The point of departure was the House u r, in which he both reconstructed rooms and brought about subtle changes in them through complexly built interventions. These works are field studies in cognition, checkpoints for a basic doubt in ordinary causality. The question driving Schneider both here and in many of his later works is essentially metaphysical. Apart from the five documented senses, what forces exert an effect on our cognition and thus on a subjectively understood reality? On a conscious level, visitors can barely perceive some of his interventions in House u r. Completely Insulated Guest Room is encased in lead, the Coffee Room revolves 360°, and the Studio has added windows that artificially regulate the light entering the room. Hidden away behind walls are interstices filled with objects and empty spaces that remain unnoticed. The rooms resemble laboratory experiments that postulate questions concerning unconscious experience.

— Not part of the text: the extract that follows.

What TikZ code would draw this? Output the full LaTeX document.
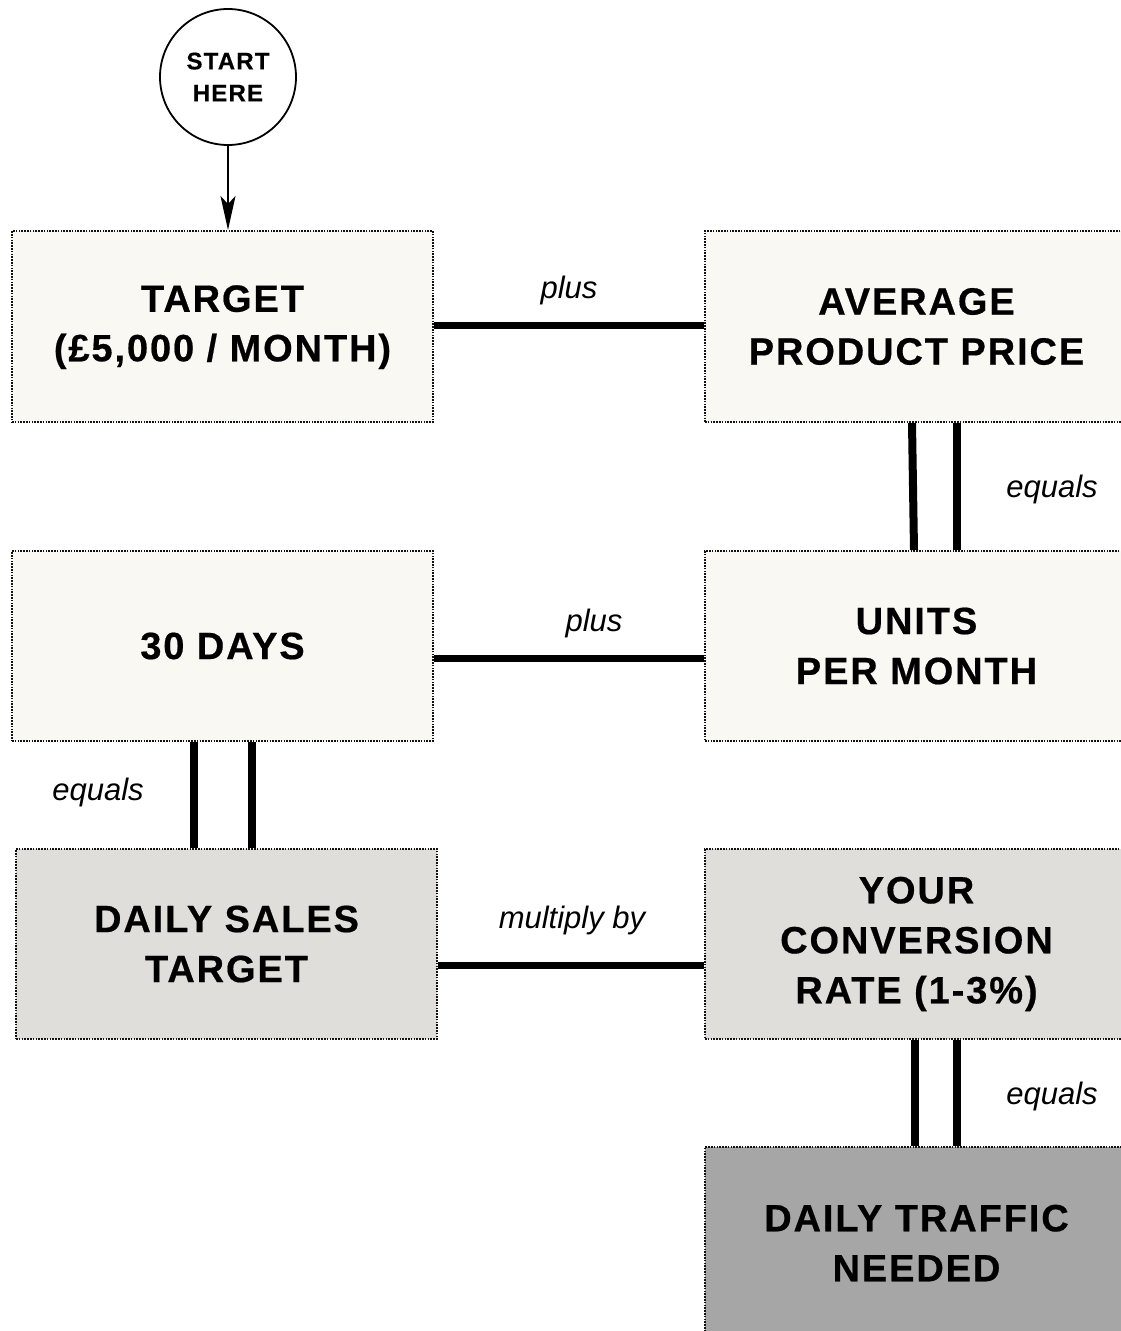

For his part, Gregor Schneider regards his work as concrete, three-dimensional thought. The fact that the Bundeskunsthalle can now show a large number of his pieces as a coherent body of work, and for the first time comprehensively as a three-dimensional exhibition course, enables viewers to gain a deeper and broader understanding of his artistic practice. While House u r painstakingly investigates and manipulates the properties of rooms, Schneider implements other coordinates as points of reference for the birthplace of Joseph Goebbels, another complete house that he has reworked. The initial impulse for the piece was his awareness of the house’s existence in his native city, Rheydt. After he succeeded in purchasing the house, he embarked on his many-layered investigation of the site and all its implications. Here, too, it’s essentially about thoroughly experiencing rooms beyond the parameters that can be perceived through the senses. His attempts at inhabiting the rooms of the house, at eating and sleeping there, seem almost ritualistic in nature. Is it the spirit of the house that makes it impossible for him to feel at home? At any rate, it’s cathartic when Schneider takes a hammer to the Birth Room and beats the plaster from the walls and finally has the building gutted because its statics make demolition impossible.
Collective memory and individual experience intersect in Schneider’s oeuvre.